As detailed in the above-linked previous post, consumer prices lag inflation. The CPI wasn’t even designed to report “inflation” to begin with. It’s just as the name says: “Consumer Price Index”. Only through slippery economic lexicography was it gradually transmogrified into a measure of inflation per se.

The more commonly raised question of whether the CPI even accurately reports consumer price inflation is a separate issue layered on top.

So do we take this three month decline as evidence the rate of inflation is negative or even falling? No. We look to real time asset markets for timely information. When the dollar loses purchasing power in the asset markets … against stocks, bonds, foreign currencies, commodities … that’s the first proof of inflation. Its loss of purchasing power in the consumer markets comes later. Consumer price inflation – measured via the CPI, PCE, or otherwise – represents not inflation but its second order price effects.

The conventional view is popular for two main reasons. First, inflation is fun … as long as it’s confined to asset prices. It’s taken as a sign of prosperity or growth. It’s something people want to believe. Only when it inevitably begins to spill over into consumer prices do they impose a negative value judgment. Second, the lags between its appearance in real time capital markets and consumer markets are multiple and variable. The only certainty is that it will.
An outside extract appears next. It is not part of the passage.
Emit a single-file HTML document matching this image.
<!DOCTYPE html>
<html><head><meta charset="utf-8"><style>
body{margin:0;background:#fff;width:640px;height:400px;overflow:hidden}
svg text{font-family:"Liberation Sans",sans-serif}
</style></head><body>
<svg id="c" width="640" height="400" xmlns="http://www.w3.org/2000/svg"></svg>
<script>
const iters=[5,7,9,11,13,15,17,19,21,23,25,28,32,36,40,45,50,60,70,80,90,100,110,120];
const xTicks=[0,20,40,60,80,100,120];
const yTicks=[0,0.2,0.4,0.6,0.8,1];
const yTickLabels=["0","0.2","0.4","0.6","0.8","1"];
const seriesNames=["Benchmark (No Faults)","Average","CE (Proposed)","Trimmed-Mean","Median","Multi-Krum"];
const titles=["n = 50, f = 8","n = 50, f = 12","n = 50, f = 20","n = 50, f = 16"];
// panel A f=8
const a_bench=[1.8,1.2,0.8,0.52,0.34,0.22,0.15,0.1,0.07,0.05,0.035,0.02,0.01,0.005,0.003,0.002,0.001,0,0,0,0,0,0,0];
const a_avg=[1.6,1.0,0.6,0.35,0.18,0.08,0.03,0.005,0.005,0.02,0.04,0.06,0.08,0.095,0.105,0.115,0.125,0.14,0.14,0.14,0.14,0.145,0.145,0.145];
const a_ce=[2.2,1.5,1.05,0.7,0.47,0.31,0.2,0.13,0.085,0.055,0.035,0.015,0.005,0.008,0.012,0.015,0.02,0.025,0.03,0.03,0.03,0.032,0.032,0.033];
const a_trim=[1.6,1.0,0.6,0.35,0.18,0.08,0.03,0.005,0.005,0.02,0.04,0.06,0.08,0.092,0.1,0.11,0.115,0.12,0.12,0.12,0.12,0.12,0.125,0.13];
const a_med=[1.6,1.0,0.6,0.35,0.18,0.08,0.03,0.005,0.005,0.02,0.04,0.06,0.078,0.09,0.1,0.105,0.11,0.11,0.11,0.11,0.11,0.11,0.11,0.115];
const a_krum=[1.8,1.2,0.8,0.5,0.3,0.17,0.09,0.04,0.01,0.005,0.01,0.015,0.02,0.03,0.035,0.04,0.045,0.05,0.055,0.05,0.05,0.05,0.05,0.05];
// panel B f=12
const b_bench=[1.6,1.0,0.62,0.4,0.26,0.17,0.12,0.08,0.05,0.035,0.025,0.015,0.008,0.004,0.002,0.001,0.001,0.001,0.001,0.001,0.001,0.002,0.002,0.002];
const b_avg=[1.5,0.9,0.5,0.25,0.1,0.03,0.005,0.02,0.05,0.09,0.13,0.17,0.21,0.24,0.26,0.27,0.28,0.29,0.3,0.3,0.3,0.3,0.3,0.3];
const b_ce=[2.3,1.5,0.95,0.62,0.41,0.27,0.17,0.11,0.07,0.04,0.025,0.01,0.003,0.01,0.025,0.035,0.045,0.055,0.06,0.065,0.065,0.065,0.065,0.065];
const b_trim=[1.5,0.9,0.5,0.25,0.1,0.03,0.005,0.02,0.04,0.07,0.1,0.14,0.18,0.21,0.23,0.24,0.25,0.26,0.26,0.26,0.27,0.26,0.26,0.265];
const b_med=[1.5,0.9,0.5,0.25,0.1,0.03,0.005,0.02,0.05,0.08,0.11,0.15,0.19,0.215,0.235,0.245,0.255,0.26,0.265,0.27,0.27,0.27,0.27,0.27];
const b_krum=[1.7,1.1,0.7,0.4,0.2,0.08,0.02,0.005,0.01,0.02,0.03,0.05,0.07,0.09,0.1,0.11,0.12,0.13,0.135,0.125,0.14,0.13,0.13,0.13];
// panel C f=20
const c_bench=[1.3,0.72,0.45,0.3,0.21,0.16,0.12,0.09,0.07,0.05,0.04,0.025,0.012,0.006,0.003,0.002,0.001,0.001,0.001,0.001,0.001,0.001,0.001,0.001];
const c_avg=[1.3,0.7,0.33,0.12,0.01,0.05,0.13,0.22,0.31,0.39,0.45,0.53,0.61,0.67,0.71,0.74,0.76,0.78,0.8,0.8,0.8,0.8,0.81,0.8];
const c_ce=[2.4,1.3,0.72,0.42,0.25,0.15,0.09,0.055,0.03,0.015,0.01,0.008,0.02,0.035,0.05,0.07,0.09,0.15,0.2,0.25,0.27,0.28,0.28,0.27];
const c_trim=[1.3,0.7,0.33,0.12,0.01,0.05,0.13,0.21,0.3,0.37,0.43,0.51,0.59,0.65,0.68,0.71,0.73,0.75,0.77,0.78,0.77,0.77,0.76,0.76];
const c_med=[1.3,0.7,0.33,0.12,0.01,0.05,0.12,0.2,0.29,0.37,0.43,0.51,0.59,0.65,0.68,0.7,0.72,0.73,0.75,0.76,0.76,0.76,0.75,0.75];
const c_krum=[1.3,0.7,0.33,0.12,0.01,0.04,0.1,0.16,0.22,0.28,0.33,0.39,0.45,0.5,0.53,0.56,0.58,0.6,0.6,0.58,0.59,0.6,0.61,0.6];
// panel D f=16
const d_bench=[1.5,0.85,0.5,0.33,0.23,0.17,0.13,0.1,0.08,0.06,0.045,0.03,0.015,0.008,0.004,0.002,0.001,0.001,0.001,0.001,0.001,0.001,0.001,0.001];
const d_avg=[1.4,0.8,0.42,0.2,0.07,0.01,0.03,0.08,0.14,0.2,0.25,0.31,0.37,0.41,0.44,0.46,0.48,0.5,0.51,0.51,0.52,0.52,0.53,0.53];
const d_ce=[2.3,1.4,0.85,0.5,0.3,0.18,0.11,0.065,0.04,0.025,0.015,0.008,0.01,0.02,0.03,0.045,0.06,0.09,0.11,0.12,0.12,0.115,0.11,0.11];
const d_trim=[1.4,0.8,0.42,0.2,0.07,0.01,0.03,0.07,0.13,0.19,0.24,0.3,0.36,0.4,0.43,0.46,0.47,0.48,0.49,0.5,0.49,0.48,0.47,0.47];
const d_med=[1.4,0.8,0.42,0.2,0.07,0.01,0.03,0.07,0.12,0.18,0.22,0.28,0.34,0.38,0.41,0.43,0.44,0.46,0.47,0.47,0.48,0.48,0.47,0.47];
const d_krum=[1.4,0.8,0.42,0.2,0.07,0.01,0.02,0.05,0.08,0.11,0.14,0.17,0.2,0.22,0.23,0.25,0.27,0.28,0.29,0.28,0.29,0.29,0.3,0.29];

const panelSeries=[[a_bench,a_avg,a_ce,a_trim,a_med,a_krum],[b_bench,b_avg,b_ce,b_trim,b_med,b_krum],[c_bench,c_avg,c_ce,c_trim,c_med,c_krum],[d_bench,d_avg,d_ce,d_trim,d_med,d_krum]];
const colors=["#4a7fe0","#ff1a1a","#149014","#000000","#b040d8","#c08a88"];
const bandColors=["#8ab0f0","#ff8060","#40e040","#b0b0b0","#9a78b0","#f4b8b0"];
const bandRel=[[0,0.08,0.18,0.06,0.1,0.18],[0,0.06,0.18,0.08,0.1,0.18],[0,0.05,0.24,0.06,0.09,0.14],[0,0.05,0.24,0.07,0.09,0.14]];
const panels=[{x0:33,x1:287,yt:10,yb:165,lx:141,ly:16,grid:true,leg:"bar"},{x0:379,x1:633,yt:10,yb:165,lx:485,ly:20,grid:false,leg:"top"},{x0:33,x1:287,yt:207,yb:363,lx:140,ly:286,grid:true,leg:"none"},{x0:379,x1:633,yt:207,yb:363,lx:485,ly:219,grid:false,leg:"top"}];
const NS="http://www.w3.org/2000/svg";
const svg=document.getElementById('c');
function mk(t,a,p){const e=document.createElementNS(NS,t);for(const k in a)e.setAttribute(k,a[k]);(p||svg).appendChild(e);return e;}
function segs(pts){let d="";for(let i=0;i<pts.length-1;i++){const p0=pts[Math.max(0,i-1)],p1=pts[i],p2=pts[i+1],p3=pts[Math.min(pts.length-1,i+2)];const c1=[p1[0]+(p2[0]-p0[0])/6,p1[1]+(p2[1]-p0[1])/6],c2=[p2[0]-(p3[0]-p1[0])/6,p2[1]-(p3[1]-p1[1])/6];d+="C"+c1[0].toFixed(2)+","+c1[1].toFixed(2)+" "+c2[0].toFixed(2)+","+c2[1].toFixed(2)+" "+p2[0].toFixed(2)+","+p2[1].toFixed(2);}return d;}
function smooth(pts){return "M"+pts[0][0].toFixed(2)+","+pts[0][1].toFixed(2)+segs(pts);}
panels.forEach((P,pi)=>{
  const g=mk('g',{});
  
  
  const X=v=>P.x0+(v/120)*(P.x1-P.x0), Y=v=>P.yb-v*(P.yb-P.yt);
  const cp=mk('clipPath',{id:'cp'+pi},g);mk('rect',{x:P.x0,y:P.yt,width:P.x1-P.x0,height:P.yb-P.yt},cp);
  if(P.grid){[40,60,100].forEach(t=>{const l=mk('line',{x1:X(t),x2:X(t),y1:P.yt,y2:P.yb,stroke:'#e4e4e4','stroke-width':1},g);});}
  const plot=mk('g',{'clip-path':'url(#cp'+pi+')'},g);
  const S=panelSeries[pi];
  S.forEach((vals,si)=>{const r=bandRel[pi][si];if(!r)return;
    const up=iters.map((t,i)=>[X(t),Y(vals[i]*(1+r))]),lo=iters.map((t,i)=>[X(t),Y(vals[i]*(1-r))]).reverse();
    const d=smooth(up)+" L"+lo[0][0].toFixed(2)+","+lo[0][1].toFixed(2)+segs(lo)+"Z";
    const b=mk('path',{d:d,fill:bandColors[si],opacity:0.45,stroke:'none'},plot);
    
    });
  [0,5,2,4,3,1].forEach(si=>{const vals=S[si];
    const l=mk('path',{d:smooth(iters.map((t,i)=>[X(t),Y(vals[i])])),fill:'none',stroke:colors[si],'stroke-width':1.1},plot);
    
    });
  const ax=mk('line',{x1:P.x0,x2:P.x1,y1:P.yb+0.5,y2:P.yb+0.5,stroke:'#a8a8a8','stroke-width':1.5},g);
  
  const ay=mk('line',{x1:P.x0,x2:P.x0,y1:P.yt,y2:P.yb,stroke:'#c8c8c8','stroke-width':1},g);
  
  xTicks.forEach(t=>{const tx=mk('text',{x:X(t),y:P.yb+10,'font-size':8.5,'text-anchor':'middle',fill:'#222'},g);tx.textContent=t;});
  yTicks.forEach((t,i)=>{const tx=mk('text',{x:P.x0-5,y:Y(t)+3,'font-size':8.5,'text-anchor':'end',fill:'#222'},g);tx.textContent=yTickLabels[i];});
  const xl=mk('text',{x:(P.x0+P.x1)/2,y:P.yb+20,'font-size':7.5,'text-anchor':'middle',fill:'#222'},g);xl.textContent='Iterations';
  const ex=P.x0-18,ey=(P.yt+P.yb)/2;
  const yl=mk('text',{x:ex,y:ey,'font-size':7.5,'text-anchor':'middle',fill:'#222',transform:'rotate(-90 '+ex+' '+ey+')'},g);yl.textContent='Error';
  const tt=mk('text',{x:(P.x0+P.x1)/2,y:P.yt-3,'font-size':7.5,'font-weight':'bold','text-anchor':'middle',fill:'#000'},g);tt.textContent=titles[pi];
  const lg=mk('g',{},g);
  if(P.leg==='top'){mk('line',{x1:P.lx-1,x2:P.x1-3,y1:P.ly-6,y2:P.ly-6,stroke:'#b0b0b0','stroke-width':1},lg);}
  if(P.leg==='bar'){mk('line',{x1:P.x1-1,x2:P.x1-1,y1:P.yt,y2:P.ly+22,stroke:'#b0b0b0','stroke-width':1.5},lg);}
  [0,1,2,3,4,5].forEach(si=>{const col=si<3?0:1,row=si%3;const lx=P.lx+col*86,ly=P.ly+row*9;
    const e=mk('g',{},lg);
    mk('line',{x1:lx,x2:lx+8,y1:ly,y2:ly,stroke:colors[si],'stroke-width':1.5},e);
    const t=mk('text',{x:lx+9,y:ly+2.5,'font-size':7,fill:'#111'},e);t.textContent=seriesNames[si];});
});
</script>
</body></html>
Either asset price inflation is reversed or it will appear in consumer price inflation. They’re both the same thing – dollar depreciation – with the price effects simply taking time to work their way through to final consumer prices.

Popular as it may be, however, the conventional view makes for extraordinarily bad science. Wreaking practical damage by leaving policymakers chasing exhaust fumes, chronically behind the curve, inflicting boom and bust volatility.

So after the inflation of 2020-2021, we saw the CPI record it in 2022. The deflation of 2022 was reflected in the CPI disinflation of 2023, most recently in the CPI deflation of the last quarter.

The inflation of 2023 has yet to show up in consumer price inflation…

5 thoughts on “CPI Accelerates

  1. Finster says:

    “Because perceptions rule the short term, markets sold off sharply this morning on the imaginary increase in consumer inflation…”

    I wasn’t necessarily expecting immediate validation, but this morning’s PPI release was “softer than expected”, leading media to “unpostpone” the Fed rate cut predictions that were postponed only yesterday.

    The folly of jumping on the reaction bandwagon to each government data release is hard to overstate.

    1. Milton Kuo says:

      I find it incredible that the narrative seems to be that if inflation is near the Federal Reserve’s preferred 2% that rate cuts are warranted. This seems to ignore all of the 1990s when we had the “Great” Moderation. Going back many more decades and centuries, the economy seemed to function just fine with interest rates at around 5% even when inflation was very low.

      1. Finster says:

        The obsession with an agency of central planning should strike one as odd in this purportedly free economy. Worse, considering free market capitalism is being blamed for so many ills. (Don’t knock it till you’ve tried it!) You raise some fitting context … America somehow managed to grow from a ragtag bunch of colonies to world economic powerhouse without a central bank at all.

        Now it’s the font of all growth?

        The descent hasn’t been a straight line. The nineties for instance were practically a golden age compared to both two decades prior and the decades since. A president declared the era of big government was over. Deficits shrank to the point economists were debating what the financial system might look like without a government bond market. Prosperity was more widely shared, all without multi-trillion-dollar corporations or social media. And yes, somehow all that managed to happen with interest rates over 5%.

    1. Finster says:

      You betcha. War is a double whammy. You expend resources to destroy resources.

      If governments had to send a tax bill to voters to cover the costs of war, there would be very few wars. Even if they had to borrow and repay, there would be fewer wars, because the tax bill would still have to be paid. So it comes down to borrow and print. That is, inflate … central banks are the great enablers.